Trump’s recognition of that dynamic often drove new tariff threats that arrived seemingly out of nowhere at all hours on his Truth Social account.
A similar tactic was deployed to brush back companies who made the mistake of publicly acknowledging potential price increases. The strategy had a deep impact on C-Suites around the country, according to interviews with more than a dozen corporate executives and lobbyists.
“It becomes a business decision,” one executive told CNN. “The cost benefit of putting a target on your back with this particular administration simply doesn’t net out in your favor.”
Still, several executives warned that price increases were nearly inevitable in the months ahead and on earnings calls and inside the economic data there have already been signs that hikes are hitting the most exposed products.
Declaring victory
Wall Street, however, has in many ways moved on from the initial weeks spent on a perpetual hair trigger.
“He kind of beat everyone into submission,” one bank executive told CNN. “I guess everyone came to terms with a reality of much higher tariffs, but not as high as they could’ve been, and just decided to call it a win and move on. It’s kind of wild when you think about it.”
The same could be said for the months of trade negotiations that are steadily coming to conclusion.
Trump didn’t clinch 90 deals and 90 days – the often-repeated line from Navarro in the immediate aftermath of the April tariff pause. But he was often the reason why, officials say, noting that at several points Trump’s negotiating team brought draft agreements to him for his sign off, only to be sent back to the table.
Hints of that dynamic, which played out behind closed doors, were apparent as Trump’s advisers repeatedly insisted over a period of months that a deals were imminent.
“We all believed it when we said it - we weren’t lying,” Miran said when asked about the public comments. “The reality is the president makes all the big decisions and he’s taken these offers and taken them further anyone would have predicted.
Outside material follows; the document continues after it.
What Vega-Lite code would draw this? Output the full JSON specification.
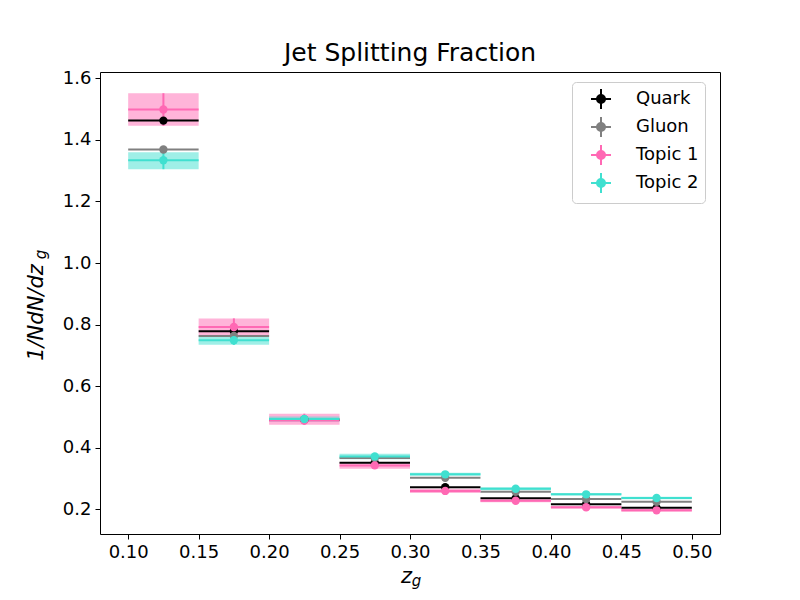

The recent announcements, in rapid succession, have managed to maintain a significant tariff on all imports in the roughly 15% range while including concessions on market access for US producers and commitments of hundreds of billions of dollars in purchases of US goods or for Trump’s own use as investments to address US supply chain vulnerabilities.
The structure and priorities within each deal underscored the degree to which Trump has been personally involved in nearly every aspect of any final agreement, right down to using a sharpie to cross off the proposed investment number from Japan that he wanted to be $100 billion higher.
Japanese negotiators, who were seated across from Trump in the Oval Office, accepted the terms.
Trump’s advisers acknowledge their ability to avoid the litany of worst-case scenarios didn’t happen in a vacuum. US consumers continued to spend. Trump’s cornerstone legislative agenda priority – a sweeping tax cut package – was signed into law removing another huge uncertainty from the US economy. The one country that did retaliate – China – remains the most significant economic challenge and risk as talks between the world’s two largest economies continue and are based almost entirely upon avoiding a new round rapid escalation.
Federal Reserve Chair Jerome Powell once again reiterated his view this week that the impact of Trump’s tariffs are still too difficult to assess with certainty and have only just now begun to filter down toward consumers – something that is expected to happen with more regularity in the months ahead.
Trump, however, has declared victory – and his top economist believes the same.
“The One Big Beautiful Bill is passed, and the trade deals are settling,” Miran said. “The uncertainty concerning many is resolving. I think we’re setting up for a much, much stronger second half of the year.”